WASHINGTON - The U.S. House of Representatives Energy Committee agreed yesterday to set aside Nevada's safety concerns and put the nation's first permanent nuclear waste depository beneath the state's Yucca Mountain.


The panel overwhelmingly approved a resolution, expected to go before the full House for anticipated approval in two weeks, that would override Nevada Gov. Kenny Guinn's veto of President George W. Bush decision to construct the $58 billion project in the Nevada desert.

Energy Secretary Spencer Abraham, who has said the government had no alternative to the Yucca Mountain project, said Thursday's action demonstrated bipartisan support for the resolution, which passed 41-6.

"We know there's going to be opposition, but the actions by the committee demonstrate the broad bipartisan support for this issue," he said at a news conference.

Guinn and other opponents have essentially conceded defeat in the Republican-led House, but are focusing their efforts in the Democratic-led Senate. Democratic leaders there, headed by Majority Whip Harry Reid of Nevada, are waging a battle against it with the help of Sen. John Ensign, a Nevada Republican.

Yet they acknowledge it will be an uphill battle to prevent a Senate override, and the state Nevada has already filed a lawsuit to challenge the administration's plans in court.

Under 1982 federal law on nuclear waste disposal, a governor may veto a president's plans to put a depository in his or her state. But the veto can be overridden if both the House and Senate agree to do so.
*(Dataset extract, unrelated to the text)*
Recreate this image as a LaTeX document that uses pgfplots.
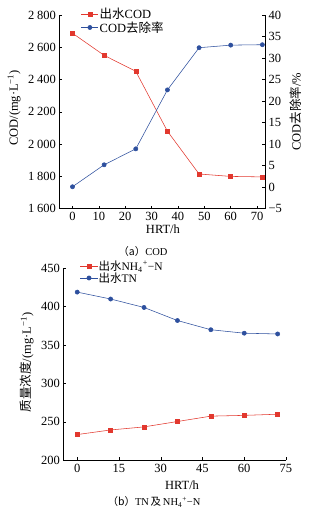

There is no date for a Senate vote. But under the federal law, if it fails to act within 90 working days after Guinn filed his veto with Congress on April 9, the veto stands.

If the veto is overridden, the project would next go to the Nuclear Regulatory Commission for licensing.

The U.S. Energy Department hopes to open the repository in 2010 and bury 70,000 tons of nuclear waste in it over 24 years.

Several states with nuclear power plants, as well as the U.S. Chamber of Commerce and other business groups, support the Yucca Mountain designation. Together they have hired an army of lobbyists to make their case on Capitol Hill.

Nevada and its backers also have their own lobbyists, and have started to air television ads in effort to mount public opposition.

The group contends it would be unsafe to store nuclear waste at Yucca Mountain as well as to transport the material by truck and rail to the underground site through as many as 44 states.

A Nevada lawmaker who testified at a Congressional hearing on transporting nuclear waste yesterday said that the energy department had not fully studied at least 41 percent of the sites whose waste would be transported to Yucca Mountain.